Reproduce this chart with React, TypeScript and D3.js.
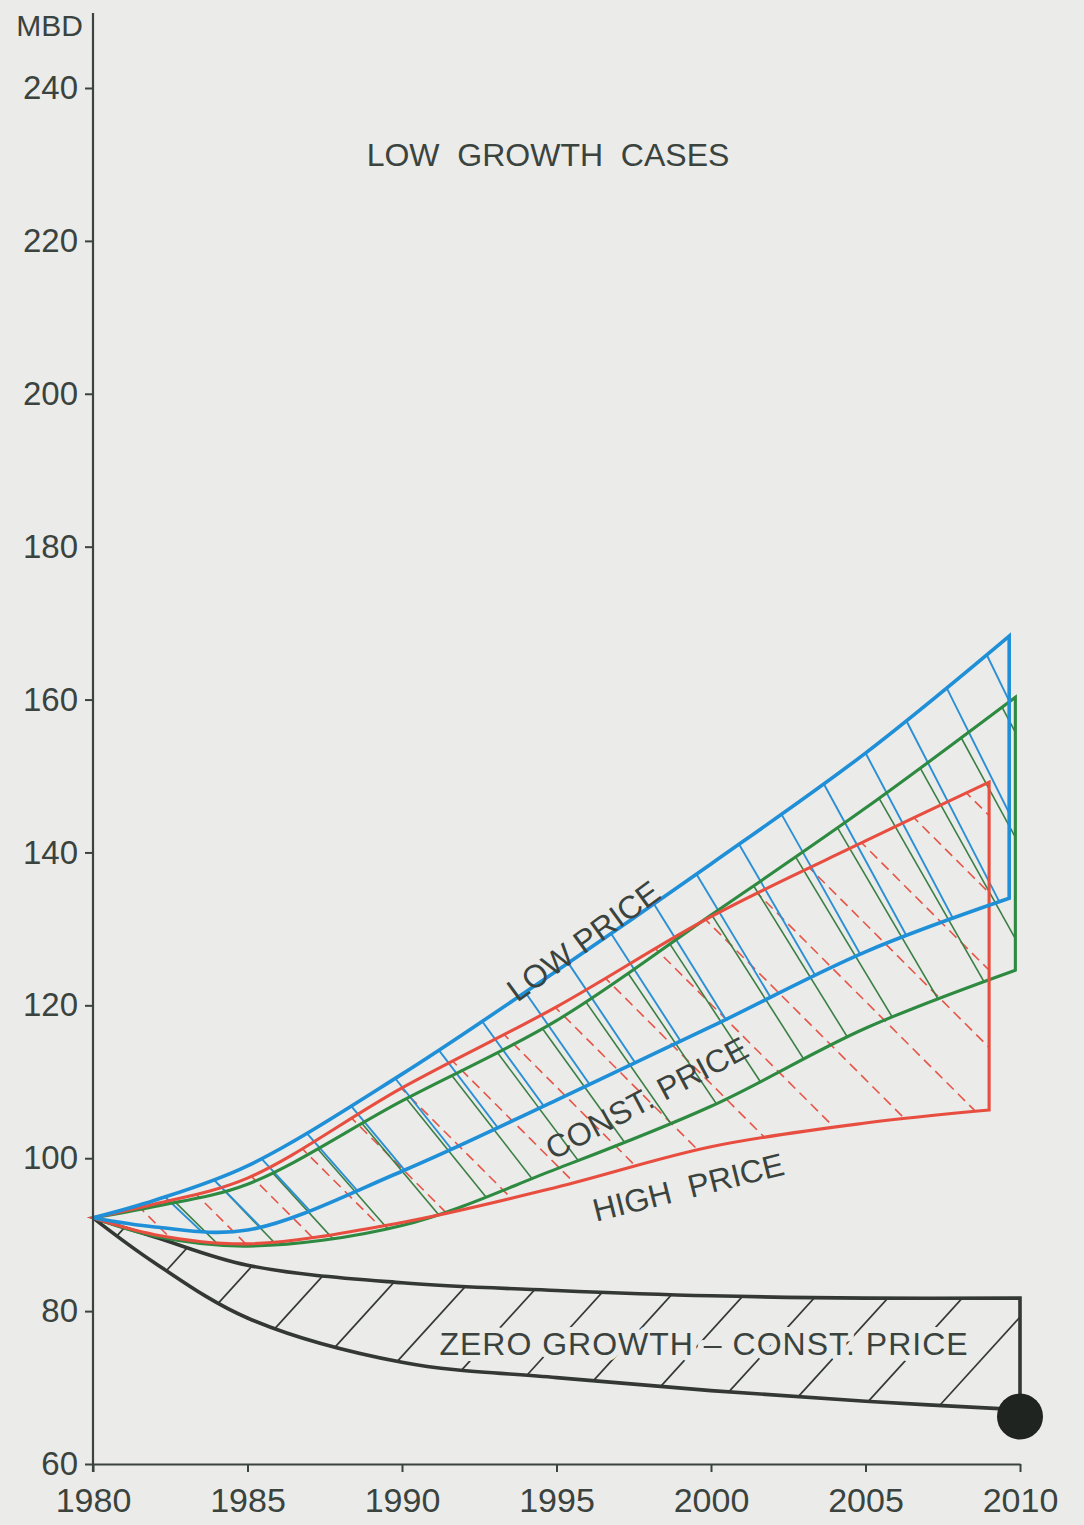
import React, { useEffect, useRef } from 'react';
import * as d3 from 'd3';

const W = 1084;
const H = 1525;
const PAPER = '#ebebe9';
const INK = '#3a433e';
const FONT = '"Liberation Sans", Arial, Helvetica, sans-serif';

// years shared by every band; the last value of each band sits at its own end year
const years = [1980, 1982, 1985, 1990, 1995, 2000, 2005];
const lowPriceEnd = 2009.65;
const constPriceEnd = 2009.85;
const highPriceEnd = 2009.0;
const zeroGrowthEnd = 2010;

// MBD, upper and lower edge of each case band
const lowPriceHigh = [92.2, 94.5, 99.0, 111.0, 124.5, 138.5, 153.0, 168.3];
const lowPriceLow = [92.2, 91.0, 90.6, 98.3, 107.6, 117.2, 127.0, 134.0];
const constPriceHigh = [92.2, 93.7, 96.6, 107.5, 118.0, 131.8, 145.8, 160.3];
const constPriceLow = [92.2, 89.8, 88.5, 91.2, 98.6, 106.8, 117.0, 124.6];
const highPriceHigh = [92.2, 94.0, 97.4, 109.2, 119.8, 131.6, 141.5, 149.2];
const highPriceLow = [92.2, 90.0, 88.8, 91.6, 96.2, 101.5, 104.6, 106.3];
const zeroGrowthHigh = [92.2, 89.7, 86.0, 83.7, 82.7, 82.0, 81.7, 81.7];
const zeroGrowthLow = [92.2, 86.3, 79.1, 73.3, 71.3, 69.6, 68.2, 67.1];

const yTicks = [60, 80, 100, 120, 140, 160, 180, 200, 220, 240];
const xTicks = [1980, 1985, 1990, 1995, 2000, 2005, 2010];
const yAxisTop = 249.8;
const blot = { year: 2010, value: 66.2 };

export default function App() {
  const ref = useRef<SVGSVGElement>(null);
  useEffect(() => {
    if (ref.current) draw(ref.current);
  }, []);
  return (
    <svg
      ref={ref}
      width={W}
      height={H}
      style={{ position: 'absolute', left: 0, top: 0, display: 'block' }}
    />
  );
}

type Pt = { t: number; hi: number; lo: number };

function draw(node: SVGSVGElement) {
  const svg = d3.select(node);
  svg.selectAll('*').remove();

  const x = d3.scaleLinear().domain([1980, 2010]).range([93, 1020]);
  const y = d3.scaleLinear().domain([60, 240]).range([1464, 88]);

  svg.append('rect').attr('width', W).attr('height', H).attr('fill', PAPER);
  const defs = svg.append('defs');

  const bands: any[] = [
    {
      id: 'zero', end: zeroGrowthEnd, hi: zeroGrowthHigh, lo: zeroGrowthLow,
      color: '#333835', width: 3.6, guide: 'lo', dir: -1, start: 30,
      step: (s: number) => 60 + 0.014 * s, slope: () => 1.1,
      hatchColor: '#333835', hatchWidth: 1.7, dash: null,
    },
    {
      id: 'high', end: highPriceEnd, hi: highPriceHigh, lo: highPriceLow,
      color: '#e84e40', width: 3.1, guide: 'hi', dir: 1, start: 48,
      step: () => 58, slope: () => 1.0,
      hatchColor: '#e65548', hatchWidth: 1.6, dash: '10,6',
    },
    {
      id: 'const', end: constPriceEnd, hi: constPriceHigh, lo: constPriceLow,
      color: '#2e8a40', width: 3.1, guide: 'hi', dir: 1, start: 84,
      step: () => 51, slope: (f: number) => 0.9 + 1.0 * f,
      hatchColor: '#3a7f43', hatchWidth: 1.6, dash: null,
    },
    {
      id: 'low', end: lowPriceEnd, hi: lowPriceHigh, lo: lowPriceLow,
      color: '#1f8fd8', width: 3.6, guide: 'hi', dir: 1, start: 75,
      step: () => 52, slope: (f: number) => 0.85 + 1.25 * f,
      hatchColor: '#2a8fd5', hatchWidth: 1.9, dash: null,
    },
  ];

  const curve = d3.curveCatmullRom.alpha(0.5);

  bands.forEach(b => {
    const pts: Pt[] = b.hi.map((v: number, i: number) => ({
      t: i < years.length ? years[i] : b.end,
      hi: v,
      lo: b.lo[i],
    }));
    const area = d3.area<Pt>()
      .x(d => x(d.t))
      .y0(d => y(d.lo))
      .y1(d => y(d.hi))
      .curve(curve);
    const guideLine = d3.line<Pt>()
      .x(d => x(d.t))
      .y(d => y(b.guide === 'hi' ? d.hi : d.lo))
      .curve(curve);
    b.areaD = area(pts);
    defs.append('clipPath').attr('id', `clip-${b.id}`)
      .append('path').attr('d', b.areaD);

    // hatch lines start on the guide edge, evenly spaced along its length
    const g = svg.append('path').attr('d', guideLine(pts)).attr('fill', 'none');
    const gn = g.node() as SVGPathElement;
    const L = gn.getTotalLength();
    const segs: any[] = [];
    for (let s = b.start; s < L - 2; s += b.step(s)) {
      const p = gn.getPointAtLength(s);
      const f = (p.x - x(1980)) / (x(2010) - x(1980));
      const k = b.slope(f) * b.dir;
      const n = Math.hypot(1, k);
      segs.push({
        x1: p.x - 4 / n, y1: p.y - (4 * k) / n,
        x2: p.x + 700 / n, y2: p.y + (700 * k) / n,
      });
    }
    g.remove();
    b.segs = segs;
  });

  const drawHatch = (b: any) => {
    svg.append('g')
      .attr('clip-path', `url(#clip-${b.id})`)
      .selectAll('line')
      .data(b.segs)
      .join('line')
      .attr('x1', (d: any) => d.x1)
      .attr('y1', (d: any) => d.y1)
      .attr('x2', (d: any) => d.x2)
      .attr('y2', (d: any) => d.y2)
      .attr('stroke', b.hatchColor)
      .attr('stroke-width', b.hatchWidth)
      .attr('stroke-dasharray', b.dash);
  };
  const drawOutline = (b: any) => {
    svg.append('path')
      .attr('d', b.areaD)
      .attr('fill', 'none')
      .attr('stroke', b.color)
      .attr('stroke-width', b.width)
      .attr('stroke-linejoin', 'miter');
  };

  const [zero, high, cons, low] = bands;
  drawHatch(zero);
  drawOutline(zero);
  drawHatch(high);
  drawHatch(cons);
  drawHatch(low);
  drawOutline(cons);
  drawOutline(high);
  drawOutline(low);

  // axes
  const yAxis = svg.append('g')
    .attr('transform', `translate(${x(1980)},0)`)
    .call(d3.axisLeft(y).tickValues(yTicks).tickSize(8).tickPadding(7).tickSizeOuter(0));
  yAxis.select('.domain').remove();
  yAxis.selectAll('line').attr('stroke', INK).attr('stroke-width', 2);
  yAxis.selectAll('text')
    .attr('font-family', FONT).attr('font-size', 33).attr('fill', INK);

  svg.append('line')
    .attr('x1', x(1980)).attr('x2', x(1980))
    .attr('y1', y(yAxisTop)).attr('y2', y(60) + 8)
    .attr('stroke', INK).attr('stroke-width', 2.2);

  const xAxis = svg.append('g')
    .attr('transform', `translate(0,${y(60)})`)
    .call(
      d3.axisBottom(x).tickValues(xTicks).tickFormat(d3.format('d'))
        .tickSize(8).tickPadding(16).tickSizeOuter(0)
    );
  xAxis.select('.domain').attr('stroke', INK).attr('stroke-width', 2.2);
  xAxis.selectAll('line').attr('stroke', INK).attr('stroke-width', 2);
  xAxis.selectAll('text')
    .attr('font-family', FONT).attr('font-size', 34).attr('fill', INK);

  // labels
  const label = (txt: string, cx: number, cy: number, size: number, rot = 0, spacing = 0) =>
    svg.append('text')
      .attr('transform', `translate(${cx},${cy}) rotate(${rot})`)
      .attr('text-anchor', 'middle')
      .attr('font-family', FONT)
      .attr('font-size', size)
      .attr('letter-spacing', spacing)
      .attr('fill', INK)
      .attr('xml:space', 'preserve')
      .style('white-space', 'pre')
      .text(txt);

  svg.append('text')
    .attr('x', 83).attr('y', 36)
    .attr('text-anchor', 'end')
    .attr('font-family', FONT).attr('font-size', 30).attr('fill', INK)
    .text('MBD');

  label('LOW  GROWTH  CASES', 548, 166, 32);
  label('LOW PRICE', 590, 950, 32, -36);
  label('CONST. PRICE', 652, 1108, 32, -28);
  label('HIGH  PRICE', 691, 1198, 32, -14);
  label('ZERO GROWTH – CONST. PRICE', 704, 1355, 32, 0, 1)
    .attr('stroke', PAPER)
    .attr('stroke-width', 12)
    .attr('stroke-linejoin', 'round')
    .attr('paint-order', 'stroke');

  svg.append('circle')
    .attr('cx', x(blot.year))
    .attr('cy', y(blot.value))
    .attr('r', 23)
    .attr('fill', '#1f2421');
}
....................
▶ [WORK TO DO]
Omit the pictures, then repeat exactly each line from the beginning of the listing through the line with "svg.selectAll('*').remove();".

▶ [ANSWER TO THE TASK]
Reproduce this chart with React, TypeScript and D3.js.
import React, { useEffect, useRef } from 'react';
import * as d3 from 'd3';

const W = 1084;
const H = 1525;
const PAPER = '#ebebe9';
const INK = '#3a433e';
const FONT = '"Liberation Sans", Arial, Helvetica, sans-serif';

// years shared by every band; the last value of each band sits at its own end year
const years = [1980, 1982, 1985, 1990, 1995, 2000, 2005];
const lowPriceEnd = 2009.65;
const constPriceEnd = 2009.85;
const highPriceEnd = 2009.0;
const zeroGrowthEnd = 2010;

// MBD, upper and lower edge of each case band
const lowPriceHigh = [92.2, 94.5, 99.0, 111.0, 124.5, 138.5, 153.0, 168.3];
const lowPriceLow = [92.2, 91.0, 90.6, 98.3, 107.6, 117.2, 127.0, 134.0];
const constPriceHigh = [92.2, 93.7, 96.6, 107.5, 118.0, 131.8, 145.8, 160.3];
const constPriceLow = [92.2, 89.8, 88.5, 91.2, 98.6, 106.8, 117.0, 124.6];
const highPriceHigh = [92.2, 94.0, 97.4, 109.2, 119.8, 131.6, 141.5, 149.2];
const highPriceLow = [92.2, 90.0, 88.8, 91.6, 96.2, 101.5, 104.6, 106.3];
const zeroGrowthHigh = [92.2, 89.7, 86.0, 83.7, 82.7, 82.0, 81.7, 81.7];
const zeroGrowthLow = [92.2, 86.3, 79.1, 73.3, 71.3, 69.6, 68.2, 67.1];

const yTicks = [60, 80, 100, 120, 140, 160, 180, 200, 220, 240];
const xTicks = [1980, 1985, 1990, 1995, 2000, 2005, 2010];
const yAxisTop = 249.8;
const blot = { year: 2010, value: 66.2 };

export default function App() {
  const ref = useRef<SVGSVGElement>(null);
  useEffect(() => {
    if (ref.current) draw(ref.current);
  }, []);
  return (
    <svg
      ref={ref}
      width={W}
      height={H}
      style={{ position: 'absolute', left: 0, top: 0, display: 'block' }}
    />
  );
}

type Pt = { t: number; hi: number; lo: number };

function draw(node: SVGSVGElement) {
  const svg = d3.select(node);
  svg.selectAll('*').remove();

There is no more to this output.